Wednesday 27 November, 3pm, MediaCityUK / Salford Uni building; room 2.20; 3-4pm
Internal Speaker: Dr Richard Talbot
Devising Ridiculusmus’ Total Football: a schematic reading of performance process
This
talk critically reflects on a series of drawings created during the
devising process for Ridiculumus’ Total Football (2012). Ridiculusmus'
production, a narrative of a non-sporty bureaucrat tasked with
harnessing the enthusiasm of football fans in the interests of national
cohesion, examines the impossibility of thorough incorporation of a
national body within the Olympic mo(ve)ment. Based on an existing
convention among football commentators for contextualizing and
narrating team play, a series of photographs of sketches-in-process
discussed here capture the marks of live notation as an urgent activity
during devising. As such the reader has access to a snapshot from
Ridiculusmus’ rehearsal methods and process. The paper analyses the
notation devices employed in the sketches arguing that the approximate
qualities of sketched notation, and its failed totality, capture the
tone of comedy in this work about masculine hubris. While the sketches
attempt to keep pace with the spontaneity of tactics devised by
performers, the paper argues that performance systems and dance
notation that have paid attention to architecture and spatial
arrangement as a score do not generally notate intention or strategy.
The paper presents the idea that the sketches document a multiplicity
of tactics, and footballing metaphor in process.
Wednesday the 27th of November, Media City room 2.20; 4-5pm
External Speaker: Dr Milla Tiainen (Anglia Ruskin University)
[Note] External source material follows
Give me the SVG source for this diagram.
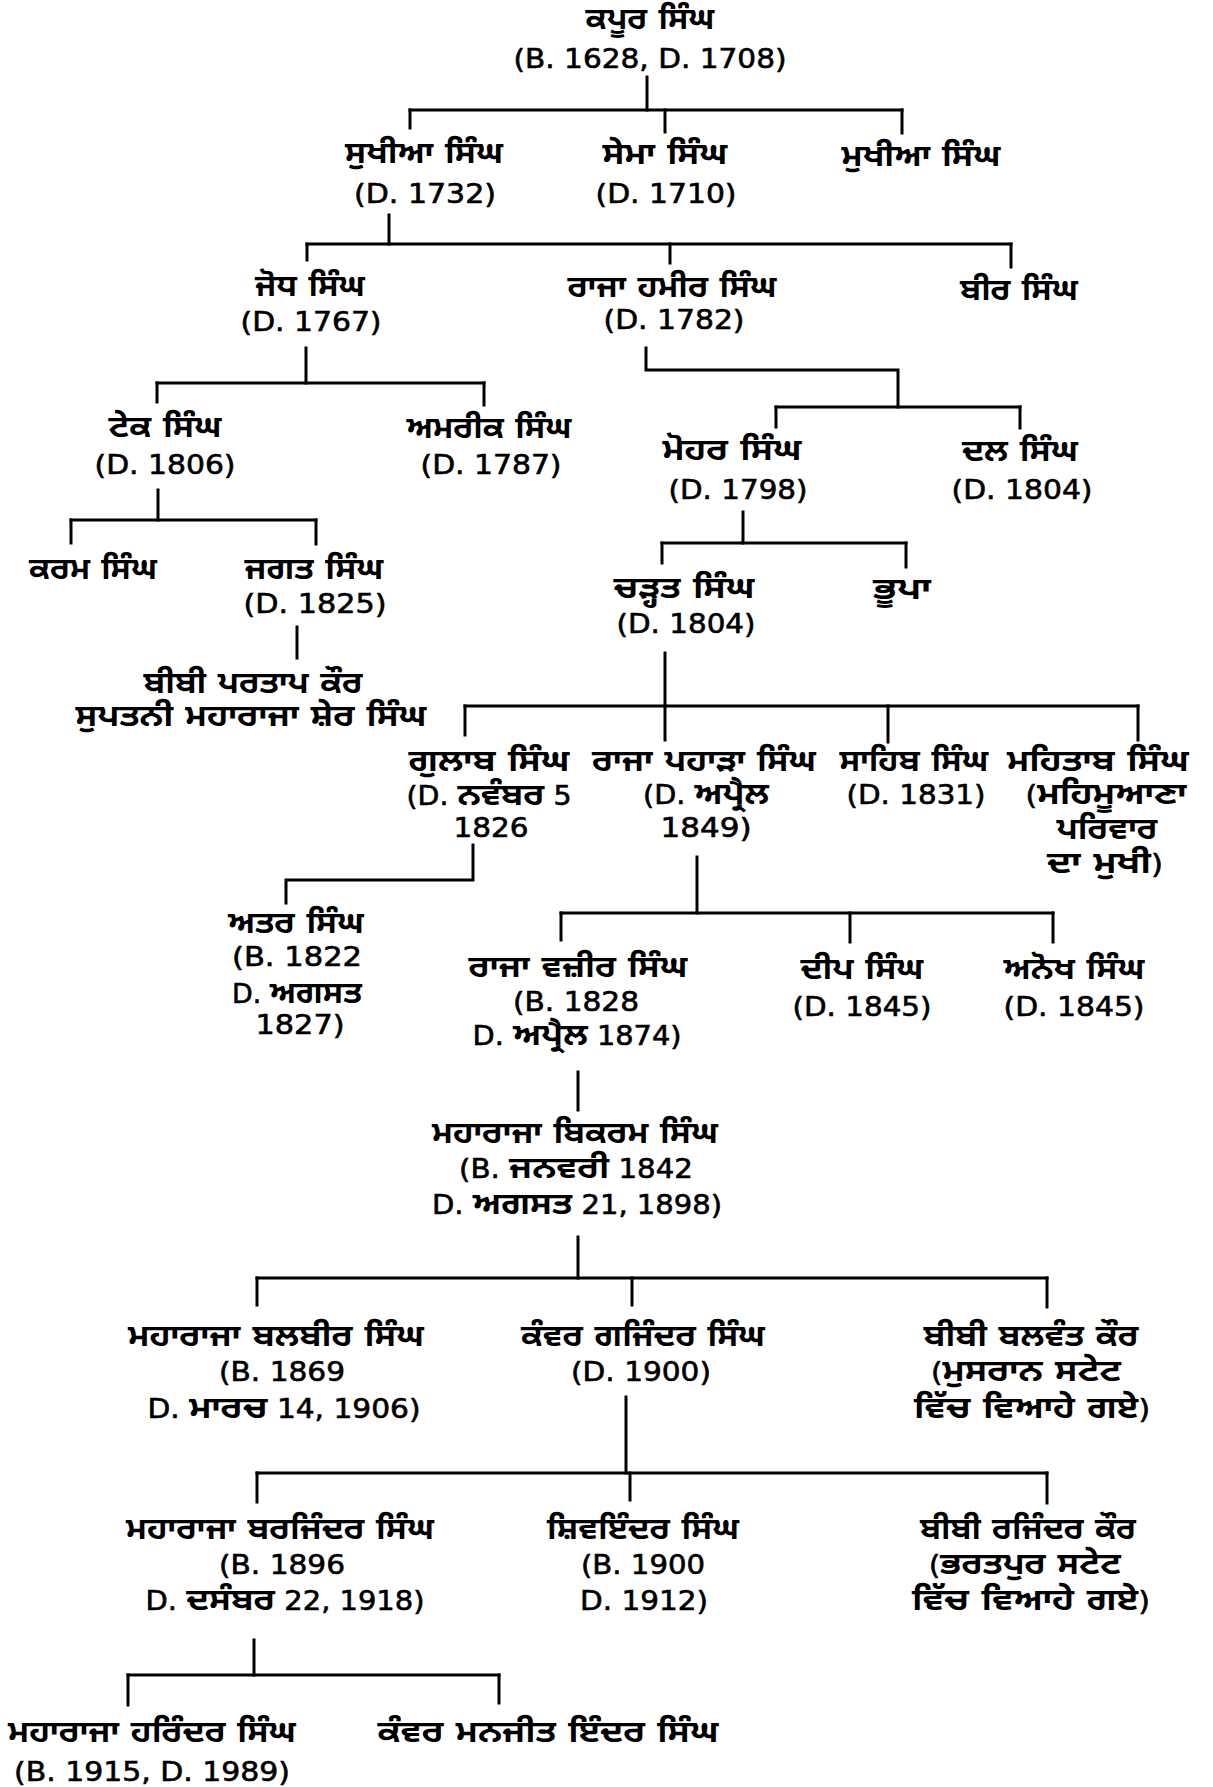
<svg xmlns="http://www.w3.org/2000/svg" width="1213" height="1787" viewBox="0 0 1213 1787">
<style>
text{font-family:"DejaVu Sans","Noto Sans Gurmukhi","Lohit Gurmukhi","FreeSans","Noto Sans",sans-serif;fill:#000;text-anchor:middle;}
.n{font-size:31px;font-weight:bold;}
.d{font-size:26px;font-weight:normal;stroke:#000;stroke-width:0.6;}
.b{font-size:31px;font-weight:bold;stroke-width:0;}
#connectors line,#connectors polyline{stroke:#000;stroke-width:3;fill:none;stroke-linecap:square;}
</style>
<rect width="1213" height="1787" fill="#fff"/>
<g id="connectors">
<line x1="647" y1="77" x2="647" y2="110"/>
<line x1="410" y1="110" x2="902" y2="110"/>
<line x1="410" y1="110" x2="410" y2="128"/>
<line x1="665" y1="110" x2="665" y2="132"/>
<line x1="902" y1="110" x2="902" y2="133"/>
<line x1="389" y1="215" x2="389" y2="244"/>
<line x1="307" y1="244" x2="1011" y2="244"/>
<line x1="307" y1="244" x2="307" y2="260"/>
<line x1="670" y1="244" x2="670" y2="263"/>
<line x1="1011" y1="244" x2="1011" y2="267"/>
<line x1="306" y1="348" x2="306" y2="383"/>
<line x1="157" y1="383" x2="484" y2="383"/>
<line x1="157" y1="383" x2="157" y2="402"/>
<line x1="484" y1="383" x2="484" y2="405"/>
<polyline points="646,348 646,370 898,370 898,407"/>
<line x1="776" y1="407" x2="1020" y2="407"/>
<line x1="776" y1="407" x2="776" y2="427"/>
<line x1="1020" y1="407" x2="1020" y2="428"/>
<line x1="158" y1="490" x2="158" y2="520"/>
<line x1="71" y1="520" x2="316" y2="520"/>
<line x1="71" y1="520" x2="71" y2="543"/>
<line x1="316" y1="520" x2="316" y2="544"/>
<line x1="297" y1="627" x2="297" y2="658"/>
<line x1="743" y1="512" x2="743" y2="543"/>
<line x1="662" y1="543" x2="906" y2="543"/>
<line x1="662" y1="543" x2="662" y2="563"/>
<line x1="906" y1="543" x2="906" y2="567"/>
<line x1="665" y1="653" x2="665" y2="706"/>
<line x1="465" y1="706" x2="1138" y2="706"/>
<line x1="465" y1="706" x2="465" y2="735"/>
<line x1="665" y1="706" x2="665" y2="740"/>
<line x1="888" y1="706" x2="888" y2="742"/>
<line x1="1138" y1="706" x2="1138" y2="740"/>
<polyline points="473,845 473,880 286,880 286,903"/>
<line x1="697" y1="857" x2="697" y2="913"/>
<line x1="561" y1="913" x2="1053" y2="913"/>
<line x1="561" y1="913" x2="561" y2="940"/>
<line x1="850" y1="913" x2="850" y2="942"/>
<line x1="1053" y1="913" x2="1053" y2="942"/>
<line x1="578" y1="1072" x2="578" y2="1110"/>
<line x1="578" y1="1237" x2="578" y2="1278"/>
<line x1="257" y1="1278" x2="1047" y2="1278"/>
<line x1="257" y1="1278" x2="257" y2="1305"/>
<line x1="632" y1="1278" x2="632" y2="1305"/>
<line x1="1047" y1="1278" x2="1047" y2="1307"/>
<line x1="626" y1="1397" x2="626" y2="1473"/>
<line x1="257" y1="1473" x2="1047" y2="1473"/>
<line x1="257" y1="1473" x2="257" y2="1502"/>
<line x1="630" y1="1473" x2="630" y2="1500"/>
<line x1="1047" y1="1473" x2="1047" y2="1503"/>
<line x1="254" y1="1640" x2="254" y2="1675"/>
<line x1="128" y1="1675" x2="499" y2="1675"/>
<line x1="128" y1="1675" x2="128" y2="1705"/>
<line x1="499" y1="1675" x2="499" y2="1703"/>
</g>
<g id="kapur-singh"><text class="n" x="650" y="29" textLength="129" lengthAdjust="spacingAndGlyphs">ਕਪੂਰ ਸਿੰਘ</text><text class="d" x="650" y="68" textLength="273" lengthAdjust="spacingAndGlyphs">(B. 1628, D. 1708)</text></g>
<g id="sukhia-singh"><text class="n" x="424" y="163" textLength="158" lengthAdjust="spacingAndGlyphs">ਸੁਖੀਆ ਸਿੰਘ</text><text class="d" x="425" y="203" textLength="142" lengthAdjust="spacingAndGlyphs">(D. 1732)</text></g>
<g id="sema-singh"><text class="n" x="665" y="164" textLength="125" lengthAdjust="spacingAndGlyphs">ਸੇਮਾ ਸਿੰਘ</text><text class="d" x="666" y="203" textLength="141" lengthAdjust="spacingAndGlyphs">(D. 1710)</text></g>
<g id="mukhia-singh"><text class="n" x="921" y="166" textLength="159" lengthAdjust="spacingAndGlyphs">ਮੁਖੀਆ ਸਿੰਘ</text></g>
<g id="jodh-singh"><text class="n" x="310" y="296" textLength="110" lengthAdjust="spacingAndGlyphs">ਜੋਧ ਸਿੰਘ</text><text class="d" x="311" y="331" textLength="141" lengthAdjust="spacingAndGlyphs">(D. 1767)</text></g>
<g id="hamir-singh"><text class="n" x="672" y="297" textLength="209" lengthAdjust="spacingAndGlyphs">ਰਾਜਾ ਹਮੀਰ ਸਿੰਘ</text><text class="d" x="674" y="329" textLength="141" lengthAdjust="spacingAndGlyphs">(D. 1782)</text></g>
<g id="bir-singh"><text class="n" x="1019" y="300" textLength="118" lengthAdjust="spacingAndGlyphs">ਬੀਰ ਸਿੰਘ</text></g>
<g id="tek-singh"><text class="n" x="165" y="437" textLength="113" lengthAdjust="spacingAndGlyphs">ਟੇਕ ਸਿੰਘ</text><text class="d" x="165" y="474" textLength="141" lengthAdjust="spacingAndGlyphs">(D. 1806)</text></g>
<g id="amrik-singh"><text class="n" x="489" y="438" textLength="165" lengthAdjust="spacingAndGlyphs">ਅਮਰੀਕ ਸਿੰਘ</text><text class="d" x="491" y="474" textLength="141" lengthAdjust="spacingAndGlyphs">(D. 1787)</text></g>
<g id="mohar-singh"><text class="n" x="732" y="460" textLength="139" lengthAdjust="spacingAndGlyphs">ਮੋਹਰ ਸਿੰਘ</text><text class="d" x="738" y="499" textLength="139" lengthAdjust="spacingAndGlyphs">(D. 1798)</text></g>
<g id="dal-singh"><text class="n" x="1020" y="461" textLength="116" lengthAdjust="spacingAndGlyphs">ਦਲ ਸਿੰਘ</text><text class="d" x="1022" y="499" textLength="141" lengthAdjust="spacingAndGlyphs">(D. 1804)</text></g>
<g id="karam-singh"><text class="n" x="93" y="579" textLength="128" lengthAdjust="spacingAndGlyphs">ਕਰਮ ਸਿੰਘ</text></g>
<g id="jagat-singh"><text class="n" x="314" y="579" textLength="139" lengthAdjust="spacingAndGlyphs">ਜਗਤ ਸਿੰਘ</text><text class="d" x="315" y="613" textLength="143" lengthAdjust="spacingAndGlyphs">(D. 1825)</text></g>
<g id="bibi-partap-kaur"><text class="n" x="253" y="693" textLength="219" lengthAdjust="spacingAndGlyphs">ਬੀਬੀ ਪਰਤਾਪ ਕੌਰ</text><text class="n" x="251" y="726" textLength="351" lengthAdjust="spacingAndGlyphs">ਸੁਪਤਨੀ ਮਹਾਰਾਜਾ ਸ਼ੇਰ ਸਿੰਘ</text></g>
<g id="charhat-singh"><text class="n" x="684" y="598" textLength="141" lengthAdjust="spacingAndGlyphs">ਚੜ੍ਹਤ ਸਿੰਘ</text><text class="d" x="686" y="633" textLength="139" lengthAdjust="spacingAndGlyphs">(D. 1804)</text></g>
<g id="bhupa"><text class="n" x="902" y="599" textLength="58" lengthAdjust="spacingAndGlyphs">ਭੂਪਾ</text></g>
<g id="gulab-singh"><text class="n" x="489" y="771" textLength="161" lengthAdjust="spacingAndGlyphs">ਗੁਲਾਬ ਸਿੰਘ</text><text class="d" x="489" y="805" textLength="165" lengthAdjust="spacingAndGlyphs">(D. <tspan class="b">ਨਵੰਬਰ</tspan> 5</text><text class="d" x="491" y="837" textLength="75" lengthAdjust="spacingAndGlyphs">1826</text></g>
<g id="pahara-singh"><text class="n" x="704" y="771" textLength="224" lengthAdjust="spacingAndGlyphs">ਰਾਜਾ ਪਹਾੜਾ ਸਿੰਘ</text><text class="d" x="706" y="804" textLength="126" lengthAdjust="spacingAndGlyphs">(D. <tspan class="b">ਅਪ੍ਰੈਲ</tspan></text><text class="d" x="706" y="837" textLength="91" lengthAdjust="spacingAndGlyphs">1849)</text></g>
<g id="sahib-singh"><text class="n" x="914" y="771" textLength="149" lengthAdjust="spacingAndGlyphs">ਸਾਹਿਬ ਸਿੰਘ</text><text class="d" x="916" y="804" textLength="139" lengthAdjust="spacingAndGlyphs">(D. 1831)</text></g>
<g id="mehtab-singh"><text class="n" x="1098" y="771" textLength="182" lengthAdjust="spacingAndGlyphs">ਮਹਿਤਾਬ ਸਿੰਘ</text><text class="d" x="1106" y="804" textLength="161" lengthAdjust="spacingAndGlyphs">(<tspan class="b">ਮਹਿਮੂਆਣਾ</tspan></text><text class="n" x="1107" y="839" textLength="101" lengthAdjust="spacingAndGlyphs">ਪਰਿਵਾਰ</text><text class="d" x="1105" y="873" textLength="116" lengthAdjust="spacingAndGlyphs"><tspan class="b">ਦਾ ਮੁਖੀ</tspan>)</text></g>
<g id="atar-singh"><text class="n" x="296" y="933" textLength="136" lengthAdjust="spacingAndGlyphs">ਅਤਰ ਸਿੰਘ</text><text class="d" x="297" y="966" textLength="130" lengthAdjust="spacingAndGlyphs">(B. 1822</text><text class="d" x="297" y="1003" textLength="130" lengthAdjust="spacingAndGlyphs">D. <tspan class="b">ਅਗਸਤ</tspan></text><text class="d" x="300" y="1034" textLength="89" lengthAdjust="spacingAndGlyphs">1827)</text></g>
<g id="wazir-singh"><text class="n" x="578" y="977" textLength="219" lengthAdjust="spacingAndGlyphs">ਰਾਜਾ ਵਜ਼ੀਰ ਸਿੰਘ</text><text class="d" x="576" y="1011" textLength="126" lengthAdjust="spacingAndGlyphs">(B. 1828</text><text class="d" x="577" y="1045" textLength="209" lengthAdjust="spacingAndGlyphs">D. <tspan class="b">ਅਪ੍ਰੈਲ</tspan> 1874)</text></g>
<g id="deep-singh"><text class="n" x="862" y="979" textLength="123" lengthAdjust="spacingAndGlyphs">ਦੀਪ ਸਿੰਘ</text><text class="d" x="862" y="1016" textLength="139" lengthAdjust="spacingAndGlyphs">(D. 1845)</text></g>
<g id="anokh-singh"><text class="n" x="1074" y="979" textLength="141" lengthAdjust="spacingAndGlyphs">ਅਨੋਖ ਸਿੰਘ</text><text class="d" x="1074" y="1016" textLength="141" lengthAdjust="spacingAndGlyphs">(D. 1845)</text></g>
<g id="bikram-singh"><text class="n" x="575" y="1143" textLength="286" lengthAdjust="spacingAndGlyphs">ਮਹਾਰਾਜਾ ਬਿਕਰਮ ਸਿੰਘ</text><text class="d" x="576" y="1178" textLength="234" lengthAdjust="spacingAndGlyphs">(B. <tspan class="b">ਜਨਵਰੀ</tspan> 1842</text><text class="d" x="577" y="1214" textLength="290" lengthAdjust="spacingAndGlyphs">D. <tspan class="b">ਅਗਸਤ</tspan> 21, 1898)</text></g>
<g id="balbir-singh"><text class="n" x="276" y="1346" textLength="296" lengthAdjust="spacingAndGlyphs">ਮਹਾਰਾਜਾ ਬਲਬੀਰ ਸਿੰਘ</text><text class="d" x="282" y="1381" textLength="126" lengthAdjust="spacingAndGlyphs">(B. 1869</text><text class="d" x="284" y="1418" textLength="273" lengthAdjust="spacingAndGlyphs">D. <tspan class="b">ਮਾਰਚ</tspan> 14, 1906)</text></g>
<g id="gajinder-singh"><text class="n" x="643" y="1346" textLength="244" lengthAdjust="spacingAndGlyphs">ਕੰਵਰ ਗਜਿੰਦਰ ਸਿੰਘ</text><text class="d" x="641" y="1381" textLength="140" lengthAdjust="spacingAndGlyphs">(D. 1900)</text></g>
<g id="bibi-balwant-kaur"><text class="n" x="1031" y="1346" textLength="215" lengthAdjust="spacingAndGlyphs">ਬੀਬੀ ਬਲਵੰਤ ਕੌਰ</text><text class="d" x="1026" y="1381" textLength="190" lengthAdjust="spacingAndGlyphs">(<tspan class="b">ਮੁਸਰਾਨ ਸਟੇਟ</tspan></text><text class="d" x="1032" y="1418" textLength="236" lengthAdjust="spacingAndGlyphs"><tspan class="b">ਵਿੱਚ ਵਿਆਹੇ ਗਏ</tspan>)</text></g>
<g id="barjinder-singh"><text class="n" x="280" y="1539" textLength="308" lengthAdjust="spacingAndGlyphs">ਮਹਾਰਾਜਾ ਬਰਜਿੰਦਰ ਸਿੰਘ</text><text class="d" x="282" y="1574" textLength="126" lengthAdjust="spacingAndGlyphs">(B. 1896</text><text class="d" x="285" y="1610" textLength="279" lengthAdjust="spacingAndGlyphs">D. <tspan class="b">ਦਸੰਬਰ</tspan> 22, 1918)</text></g>
<g id="shivinder-singh"><text class="n" x="643" y="1539" textLength="192" lengthAdjust="spacingAndGlyphs">ਸ਼ਿਵਇੰਦਰ ਸਿੰਘ</text><text class="d" x="643" y="1574" textLength="124" lengthAdjust="spacingAndGlyphs">(B. 1900</text><text class="d" x="644" y="1610" textLength="128" lengthAdjust="spacingAndGlyphs">D. 1912)</text></g>
<g id="bibi-rajinder-kaur"><text class="n" x="1028" y="1539" textLength="216" lengthAdjust="spacingAndGlyphs">ਬੀਬੀ ਰਜਿੰਦਰ ਕੌਰ</text><text class="d" x="1025" y="1574" textLength="192" lengthAdjust="spacingAndGlyphs">(<tspan class="b">ਭਰਤਪੁਰ ਸਟੇਟ</tspan></text><text class="d" x="1031" y="1610" textLength="238" lengthAdjust="spacingAndGlyphs"><tspan class="b">ਵਿੱਚ ਵਿਆਹੇ ਗਏ</tspan>)</text></g>
<g id="harinder-singh"><text class="n" x="152" y="1742" textLength="288" lengthAdjust="spacingAndGlyphs">ਮਹਾਰਾਜਾ ਹਰਿੰਦਰ ਸਿੰਘ</text><text class="d" x="152" y="1781" textLength="276" lengthAdjust="spacingAndGlyphs">(B. 1915, D. 1989)</text></g>
<g id="manjit-inder-singh"><text class="n" x="548" y="1742" textLength="341" lengthAdjust="spacingAndGlyphs">ਕੰਵਰ ਮਨਜੀਤ ਇੰਦਰ ਸਿੰਘ</text></g>
</svg>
“Ventriloquism and convulsion: Voice, aesthetics, and paradoxes of agency in Anton Corbijn’s
Control”
As recent
returns to this topic in media and cultural theory highlight, attempts
to think about the voice soon gravitate on several paradoxes. Vocal
emissions performatively produce the very (self-)articulating being and
bodily presence that presumably act as their source. Whilst delivering
selves and bodies as part of the world, vocal expressions at the same
time inevitably depart from their emitters. As projection, the voice
both exposes and replaces its source. Whether in a ‘live’ situation or
when engaged in cinematic/other mediatised experience, we arguably
strive to attach vocal sonorities to a visible origin. Yet, to
elaborate on Steven
Connor (2000) there is always something
‘ventriloqual’ in the voice’s ultimate incompatibility with such
visually ensured origins. In sum, the relations of voice to agency,
embodiment, space, perception, power, and technical media are
expandingly complex. My intention in this talk is to explore and
further conceptualise these complexities in conversation with Control (2007), the film directed by
Anton Corbijn about Joy Division, particularly the band’s late lead
singer and lyricist Ian Curtis. This film, I contend, harnesses some of
the above-sketched paradoxes of voice through its narrative but
especially audiovisual and aesthetic presentations of Curtis’s
character and vocal performances. I will inspect the voice as part of
Curtis’s diegetic agency, but also as an agency in its own right in
excess of its emitter’s control. This takes place in relation to such
other distinctive audiovisual aspects of the film’s portrayal of Curtis
as the dancing, convulsing body and the (still) face in close-up. This
talk aims to address three areas that intertwine in my current
research: the study of the ethico-aesthetics of voice in contemporary
artistic practices and media culture; the return in the analysis of
media to the political potential of sensory, aesthetic arrangements to
shape our feelings, experience and thought processes; and the
examination of non-normative media cultural masculinities from these
two perspectives.
Milla
Tiainen is Lecturer and Course Leader for Media Studies at Anglia
Ruskin University. During 2013-2014, she is working as a postdoctoral
researcher in the Academy of Finland funded project “Deleuzian Music
Studies”. Tiainen’s current research interests include the voice in
contemporary artistic practice, media culture and theory, theories of
affect, rhythm and the body in movement, sound and performance studies,
and new materialist approaches in cultural/media studies and feminist
thought. She has published widely in the areas of music scholarship and
cultural theory. Her work has recently appeared or is forthcoming in
such publications as the edited volume
Carnal Knowledge: Towards a New Materialism through the Arts (IB Tauris, 2013),
Body&Society, and NECSUS – European Journal of Media Studies.
She is finishing a book about a new Deleuzian approach to musical
performance (under contract with University of Minnesota Press).